The slight upward revision to growth last quarter reflected more business spending on software than previously estimated and less imports of petroleum. Stronger software spending and a smaller import bill offset a downward revision to consumer spending.
Compared to the second quarter of 2017, the economy grew 2.9 percent instead of the previously reported 2.8 percent. Output expanded 3.2 percent in the first half of 2018, rather than the 3.1 percent estimated last month. The Trump administration has set a target of 3 percent annual growth, which economists say is unsustainable because of structural constraints.
Robust growth in the second quarter was driven by one-off factors such as a $1.5 trillion tax cut package, which provided a jolt to consumer spending after a lackluster first quarter, and a front-loading of soybean exports to China to beat retaliatory trade tariffs.
There are signs some of the momentum was lost early in the third quarter. The government reported on Tuesday that the goods trade deficit jumped 6.3 percent to $72.2 billion in July as a 6.7 percent plunge in food shipments weighed on exports.


BBC News
“Russia’s Putin softens pension reforms after outcry.”

Russian leader Vladimir Putin has softened planned pension changes following angry protests and a slump in his approval rating. He said the retirement age for women would be increased from 55 to 60 instead of to 63. But a five-year increase for men, to 65, would stay.
In a rare TV address, Mr Putin said the country’s working-age population was shrinking, making change essential. Unions have warned that many will not live long enough to claim a pension. Russian men have a life expectancy of 66 while for women it is 77, the World Health Organization says.
The issue has seen support for Mr Putin fall to 64% from 80%, according to VTsIOM state pollster. Mr Putin said the move to raise the retirement age for men and women had been delayed for years and risked causing inflation and increasing poverty.
Postponing it further would threaten the stability and security of Russian society, he said. «Any further delay would be irresponsible.
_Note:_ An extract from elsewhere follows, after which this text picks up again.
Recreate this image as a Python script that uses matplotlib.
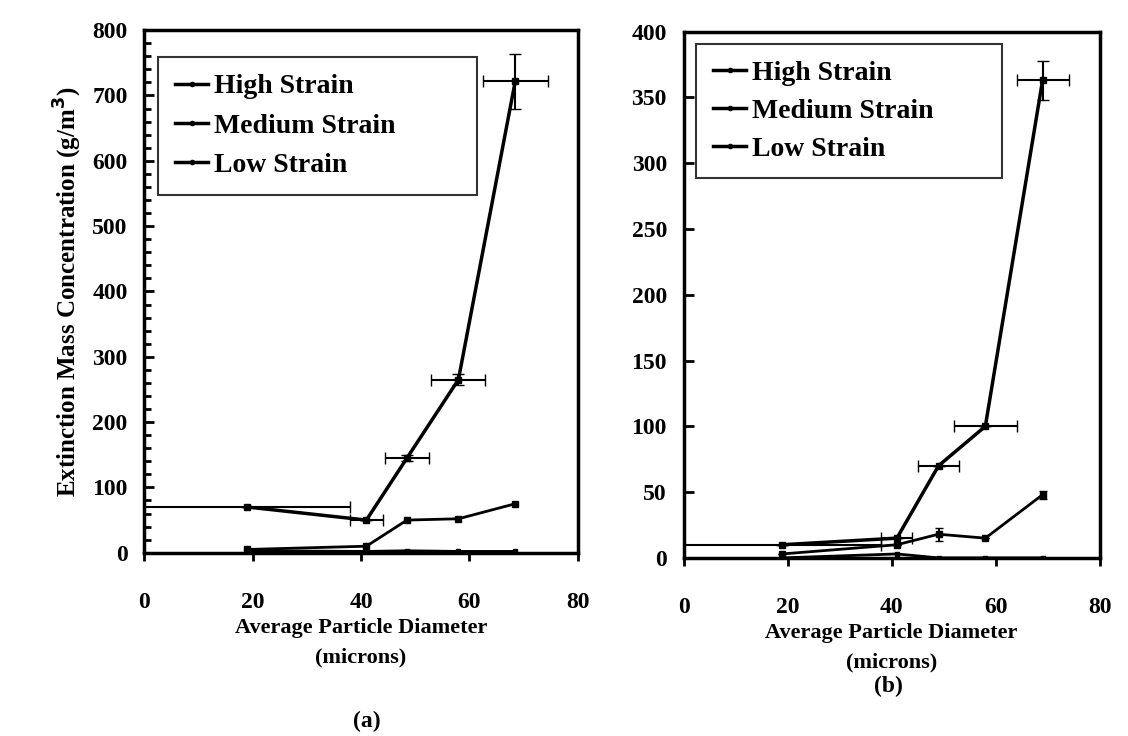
import matplotlib.pyplot as plt
from matplotlib.lines import Line2D

plt.rcParams['font.family'] = ['Liberation Serif', 'DejaVu Serif']
plt.rcParams['font.weight'] = 'bold'

# panel (a)
diam_a = [19, 41, 48.5, 58, 68.5]
high_a = [70, 50, 145, 265, 722]
high_a_xerr = [19, 3, 4, 5, 6]
high_a_yerr = [0, 0, 5, 8, 42]
med_a = [5, 10, 50, 52, 75]
low_a = [3, 2, 3, 2, 2]

# panel (b)
diam_b = [19, 41, 49, 58, 69]
high_b = [10, 15, 70, 100, 363]
high_b_xerr = [19, 3, 4, 6, 5]
high_b_yerr = [0, 0, 0, 0, 15]
med_b = [3, 10, 18, 15, 48]
med_b_yerr = [0, 0, 5, 0, 3]
low_b = [0, 3, 0, 0, 0]

labels = ['High Strain', 'Medium Strain', 'Low Strain']

fig = plt.figure(figsize=(11.28, 7.36), dpi=100)
ax1 = fig.add_axes([0.128, 0.249, 0.384, 0.710])
ax2 = fig.add_axes([0.606, 0.242, 0.369, 0.715])


def draw(ax, x, hi, hxe, hye, med, mye, low, ymax, ystep, yminor, leg_box, leg_sp):
    ax.errorbar(x, hi, xerr=hxe, yerr=hye, color='black', lw=2.5, marker='s',
                ms=5, capsize=4, elinewidth=1.5)
    ax.errorbar(x, med, yerr=mye, color='black', lw=2, marker='s', ms=4,
                capsize=3, elinewidth=1.5)
    ax.plot(x, low, color='black', lw=2, marker='s', ms=3)
    ax.set_xlim(0, 80)
    ax.set_ylim(0, ymax)
    ax.set_xticks([0, 20, 40, 60, 80])
    ax.set_yticks(range(0, ymax + 1, ystep))
    if yminor:
        ax.set_yticks(range(0, ymax + 1, yminor), minor=True)
    ax.tick_params(axis='y', direction='in', length=7, width=2, labelsize=17, pad=12)
    ax.tick_params(axis='y', which='minor', direction='in', length=5, width=2)
    ax.tick_params(axis='x', direction='out', length=6, width=2, labelsize=17, pad=22)
    for s in ax.spines.values():
        s.set_linewidth(2.5)
    for t in ax.get_xticklabels() + ax.get_yticklabels():
        t.set_fontweight('bold')
    ax.set_xlabel('Average Particle Diameter\n(microns)', fontsize=16,
                  fontweight='bold', labelpad=4, linespacing=1.6)
    handles = [Line2D([], [], color='black', lw=2.5, marker='o', ms=3)
               for _ in labels]
    leg = ax.legend(handles, labels, loc='upper left',
                    bbox_to_anchor=leg_box, mode='expand', borderaxespad=0,
                    frameon=True, fancybox=False, edgecolor='black',
                    handlelength=1.2, handletextpad=0.2, labelspacing=leg_sp,
                    borderpad=0.6, prop={'weight': 'bold', 'size': 20})
    leg.get_frame().set_linewidth(1.5)


draw(ax1, diam_a, high_a, high_a_xerr, high_a_yerr, med_a, None, low_a,
     800, 100, 20, (0.032, 0.948, 0.737, 0), 0.5)
draw(ax2, diam_b, high_b, high_b_xerr, high_b_yerr, med_b, med_b_yerr, low_b,
     400, 50, None, (0.031, 0.977, 0.735, 0), 0.45)

ax1.set_ylabel('Extinction Mass Concentration (g/m$^3$)', fontsize=18,
               fontweight='bold', labelpad=6)

fig.text(0.325, 0.012, '(a)', ha='center', fontsize=17, fontweight='bold')
fig.text(0.788, 0.06, '(b)', ha='center', fontsize=17, fontweight='bold')

fig.savefig('out.png', dpi=100)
Our decisions should be just and well-balanced,» he added.
Under the new plan, to be implemented from 2019, the retirement age for men will be increased gradually from 60 to 65. Before Mr Putin’s intervention women were to have to work another eight years from 55 to 63 – their planned retirement age has now been reduced to 60.
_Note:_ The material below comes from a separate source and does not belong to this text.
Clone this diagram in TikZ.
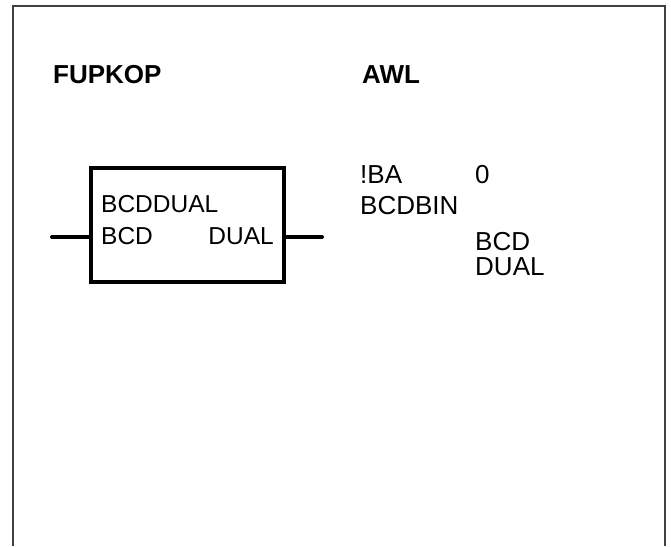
\documentclass[tikz,border=0pt]{standalone}
\usepackage{fontspec}
\setmainfont{Liberation Sans}
\usepackage{tikz}
\usetikzlibrary{positioning,calc}

\tikzset{
  txt/.style={inner sep=0pt, anchor=base west, font=\fontsize{26}{30}\selectfont},
  hdr/.style={txt, font=\fontsize{26}{30}\selectfont\bfseries},
  blktxt/.style={txt, font=\fontsize{24.5}{30}\selectfont},
  fbox/.style={draw, line width=4pt, minimum width=193pt, minimum height=114pt, inner sep=0pt},
  lead/.style={line width=4pt, line cap=round}
}

\begin{document}
\begin{tikzpicture}[x=1pt, y=-1pt]
  \useasboundingbox (0,0) rectangle (671,546);
  % Frame (open at the bottom)
  \draw[line width=1.6pt, black!75] (13,546) -- (13,6) -- (665,6) -- (665,546);

  % Headings
  \node[hdr] (fupkop) at (53,83) {FUPKOP};
  \node[hdr] (awl) at (362,83) {AWL};

  % Function block (left)
  \node[fbox] (blk) at (187.5,225) {};
  \coordinate (inp) at (52,237);
  \coordinate (outp) at (322,237);
  \draw[lead] (inp) -- (blk.west |- inp);
  \draw[lead] (blk.east |- outp) -- (outp);
  \node[blktxt] (bname) at (101,212) {BCDDUAL};
  \node[blktxt] (bin) at (101,244) {BCD};
  \node[blktxt, anchor=base east] (bout) at (274,244) {DUAL};

  % Statement list (right)
  \node[txt] (ba) at (360,183) {!BA};
  \node[txt] (bazero) at (475,183) {0};
  \node[txt] (bcdbin) at (360,214) {BCDBIN};
  \node[txt] (pbcd) at (475,250) {BCD};
  \node[txt] (pdual) at (475,275) {DUAL};
\end{tikzpicture}
\end{document}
“Technology Shares Advance, Pound Strengthens.”

U.S. stocks held at fresh records, with technology shares pacing gains, as investors awaited the next developments on trade. The pound rallied after the European Union revived hopes of a Brexit deal before the U.K. exits the common area in March.
The S&P 500 Index churned near 2,900, a level it first breached Tuesday, as and Alphabet rose following an upbeat report from Morgan Stanley. Data that showed strength in the American economy bolstered the greenback. Emerging-market assets were under pressure and Treasuries edged higher.
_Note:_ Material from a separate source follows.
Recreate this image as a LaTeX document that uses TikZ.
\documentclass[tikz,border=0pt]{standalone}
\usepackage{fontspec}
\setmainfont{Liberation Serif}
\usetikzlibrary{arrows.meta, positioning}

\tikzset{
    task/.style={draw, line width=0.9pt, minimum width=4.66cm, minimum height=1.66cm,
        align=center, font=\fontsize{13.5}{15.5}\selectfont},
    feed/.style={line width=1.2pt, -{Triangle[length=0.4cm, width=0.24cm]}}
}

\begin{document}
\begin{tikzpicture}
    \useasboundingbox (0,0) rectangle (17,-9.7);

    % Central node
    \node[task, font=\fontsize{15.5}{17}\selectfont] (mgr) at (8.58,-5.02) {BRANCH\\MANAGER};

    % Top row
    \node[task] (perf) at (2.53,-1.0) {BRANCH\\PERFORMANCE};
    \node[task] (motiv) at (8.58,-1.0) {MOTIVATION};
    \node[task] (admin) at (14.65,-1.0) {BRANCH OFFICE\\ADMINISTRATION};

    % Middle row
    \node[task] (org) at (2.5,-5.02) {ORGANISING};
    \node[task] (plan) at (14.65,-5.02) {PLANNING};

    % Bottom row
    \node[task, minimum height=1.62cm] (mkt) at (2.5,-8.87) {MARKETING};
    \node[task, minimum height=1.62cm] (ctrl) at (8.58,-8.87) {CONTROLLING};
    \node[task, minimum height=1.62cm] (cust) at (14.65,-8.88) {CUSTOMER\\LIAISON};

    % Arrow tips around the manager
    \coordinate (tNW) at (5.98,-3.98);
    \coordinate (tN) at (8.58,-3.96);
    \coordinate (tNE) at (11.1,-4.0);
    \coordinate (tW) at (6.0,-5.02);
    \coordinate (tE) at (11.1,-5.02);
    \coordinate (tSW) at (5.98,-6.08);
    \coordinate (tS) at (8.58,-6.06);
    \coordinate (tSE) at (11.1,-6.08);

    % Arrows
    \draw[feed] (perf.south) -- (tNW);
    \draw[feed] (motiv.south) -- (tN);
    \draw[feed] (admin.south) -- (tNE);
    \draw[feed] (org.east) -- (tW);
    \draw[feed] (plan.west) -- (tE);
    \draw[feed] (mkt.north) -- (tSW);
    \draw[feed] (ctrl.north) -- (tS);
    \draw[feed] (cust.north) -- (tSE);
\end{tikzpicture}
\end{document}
Earlier, shares in Japan and Australia set the pace as the MSCI Asia Pacific Index climbed, though stocks in China dropped. The pound was steady as traders weighed news that the deadline for a Brexit deal may slip. The euro weakened after the Italian government was reported to be hoping for a new program of European Central Bank bond purchases.
Investors appear to lack some conviction as the Northern hemisphere’s traditional vacation period grinds to a close. U.S. stocks remain at an all-time high, while the rest of the world has been playing a gradual game of catch-up. However risks abound, from legal threats to President Trump’s administration and turmoil in emerging markets to ongoing trade tension between the world’s major economies.
Elsewhere, the Australian dollar dropped with bond yields as expectations for central bank interest-rate increases were slashed. Emerging-market currencies retreated as Turkey’s lira fell a third day.